*GIVEN INFORMATION*.
* begin *

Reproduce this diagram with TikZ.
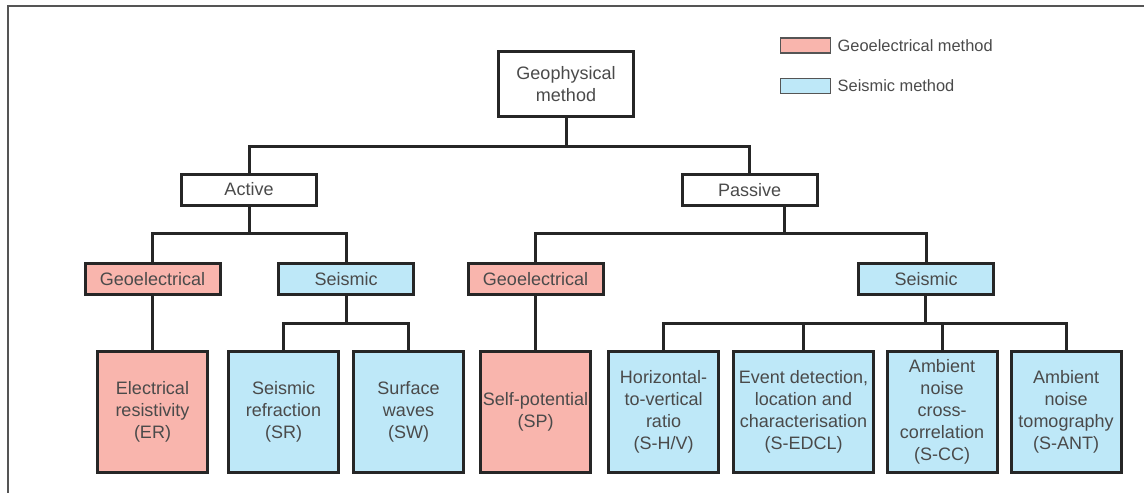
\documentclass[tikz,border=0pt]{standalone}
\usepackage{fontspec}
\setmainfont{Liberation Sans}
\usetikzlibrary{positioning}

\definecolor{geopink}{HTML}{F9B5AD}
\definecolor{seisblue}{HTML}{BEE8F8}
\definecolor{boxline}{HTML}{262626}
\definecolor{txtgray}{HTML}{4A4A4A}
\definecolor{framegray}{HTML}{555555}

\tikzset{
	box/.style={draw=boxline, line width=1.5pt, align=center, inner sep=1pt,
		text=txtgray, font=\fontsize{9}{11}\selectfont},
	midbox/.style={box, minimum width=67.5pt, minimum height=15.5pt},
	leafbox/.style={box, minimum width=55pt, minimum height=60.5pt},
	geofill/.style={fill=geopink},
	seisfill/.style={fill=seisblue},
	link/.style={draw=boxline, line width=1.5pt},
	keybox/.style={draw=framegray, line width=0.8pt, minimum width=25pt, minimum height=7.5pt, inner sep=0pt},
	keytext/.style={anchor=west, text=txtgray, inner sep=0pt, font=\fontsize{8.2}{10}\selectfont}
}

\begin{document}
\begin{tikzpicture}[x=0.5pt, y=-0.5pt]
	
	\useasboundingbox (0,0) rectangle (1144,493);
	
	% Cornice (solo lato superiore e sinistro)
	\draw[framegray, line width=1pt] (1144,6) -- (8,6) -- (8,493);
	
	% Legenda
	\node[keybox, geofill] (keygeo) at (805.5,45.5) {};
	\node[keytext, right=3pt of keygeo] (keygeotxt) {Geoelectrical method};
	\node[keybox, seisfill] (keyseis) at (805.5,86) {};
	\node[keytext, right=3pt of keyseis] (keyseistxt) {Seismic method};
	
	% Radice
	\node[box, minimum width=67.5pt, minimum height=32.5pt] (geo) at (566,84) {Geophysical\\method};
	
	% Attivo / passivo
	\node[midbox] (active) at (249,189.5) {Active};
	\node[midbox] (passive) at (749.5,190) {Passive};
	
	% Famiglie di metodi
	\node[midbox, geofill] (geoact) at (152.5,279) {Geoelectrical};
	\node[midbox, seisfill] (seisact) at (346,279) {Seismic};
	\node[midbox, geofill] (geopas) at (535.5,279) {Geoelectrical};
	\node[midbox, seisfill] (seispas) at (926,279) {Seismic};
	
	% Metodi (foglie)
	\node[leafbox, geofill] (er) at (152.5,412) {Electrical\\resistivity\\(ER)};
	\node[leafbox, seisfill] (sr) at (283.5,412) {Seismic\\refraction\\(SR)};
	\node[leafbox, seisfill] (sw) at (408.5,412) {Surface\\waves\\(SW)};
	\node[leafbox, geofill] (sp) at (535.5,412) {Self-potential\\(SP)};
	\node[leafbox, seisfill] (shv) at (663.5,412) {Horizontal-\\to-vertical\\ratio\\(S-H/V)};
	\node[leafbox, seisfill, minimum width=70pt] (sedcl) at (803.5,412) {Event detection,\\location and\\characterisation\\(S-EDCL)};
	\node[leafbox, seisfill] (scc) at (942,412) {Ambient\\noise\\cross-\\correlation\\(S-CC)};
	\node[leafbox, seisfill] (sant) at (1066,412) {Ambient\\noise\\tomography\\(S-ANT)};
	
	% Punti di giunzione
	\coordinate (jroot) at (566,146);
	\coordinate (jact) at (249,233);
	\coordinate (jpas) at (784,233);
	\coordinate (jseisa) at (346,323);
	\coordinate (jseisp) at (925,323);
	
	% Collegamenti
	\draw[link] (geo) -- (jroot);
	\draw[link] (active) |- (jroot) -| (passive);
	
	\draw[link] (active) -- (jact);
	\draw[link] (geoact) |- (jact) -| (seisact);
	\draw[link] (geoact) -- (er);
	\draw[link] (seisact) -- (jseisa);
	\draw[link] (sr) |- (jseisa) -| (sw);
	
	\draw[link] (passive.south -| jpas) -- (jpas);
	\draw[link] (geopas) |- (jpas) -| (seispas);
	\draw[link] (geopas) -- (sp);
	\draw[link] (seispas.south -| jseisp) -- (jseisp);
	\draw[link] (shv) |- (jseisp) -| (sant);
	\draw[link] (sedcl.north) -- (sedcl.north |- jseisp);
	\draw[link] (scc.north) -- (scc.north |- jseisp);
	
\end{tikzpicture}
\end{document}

* end *

*OBJECTIVE*.
Write out each line of the listing above, exactly, from its first line to the line holding "seisfill] (seispas) at", inclusive. Skip the pictures.

*ANSWER*.
Reproduce this diagram with TikZ.
\documentclass[tikz,border=0pt]{standalone}
\usepackage{fontspec}
\setmainfont{Liberation Sans}
\usetikzlibrary{positioning}

\definecolor{geopink}{HTML}{F9B5AD}
\definecolor{seisblue}{HTML}{BEE8F8}
\definecolor{boxline}{HTML}{262626}
\definecolor{txtgray}{HTML}{4A4A4A}
\definecolor{framegray}{HTML}{555555}

\tikzset{
	box/.style={draw=boxline, line width=1.5pt, align=center, inner sep=1pt,
		text=txtgray, font=\fontsize{9}{11}\selectfont},
	midbox/.style={box, minimum width=67.5pt, minimum height=15.5pt},
	leafbox/.style={box, minimum width=55pt, minimum height=60.5pt},
	geofill/.style={fill=geopink},
	seisfill/.style={fill=seisblue},
	link/.style={draw=boxline, line width=1.5pt},
	keybox/.style={draw=framegray, line width=0.8pt, minimum width=25pt, minimum height=7.5pt, inner sep=0pt},
	keytext/.style={anchor=west, text=txtgray, inner sep=0pt, font=\fontsize{8.2}{10}\selectfont}
}

\begin{document}
\begin{tikzpicture}[x=0.5pt, y=-0.5pt]
	
	\useasboundingbox (0,0) rectangle (1144,493);
	
	% Cornice (solo lato superiore e sinistro)
	\draw[framegray, line width=1pt] (1144,6) -- (8,6) -- (8,493);
	
	% Legenda
	\node[keybox, geofill] (keygeo) at (805.5,45.5) {};
	\node[keytext, right=3pt of keygeo] (keygeotxt) {Geoelectrical method};
	\node[keybox, seisfill] (keyseis) at (805.5,86) {};
	\node[keytext, right=3pt of keyseis] (keyseistxt) {Seismic method};
	
	% Radice
	\node[box, minimum width=67.5pt, minimum height=32.5pt] (geo) at (566,84) {Geophysical\\method};
	
	% Attivo / passivo
	\node[midbox] (active) at (249,189.5) {Active};
	\node[midbox] (passive) at (749.5,190) {Passive};
	
	% Famiglie di metodi
	\node[midbox, geofill] (geoact) at (152.5,279) {Geoelectrical};
	\node[midbox, seisfill] (seisact) at (346,279) {Seismic};
	\node[midbox, geofill] (geopas) at (535.5,279) {Geoelectrical};
	\node[midbox, seisfill] (seispas) at (926,279) {Seismic};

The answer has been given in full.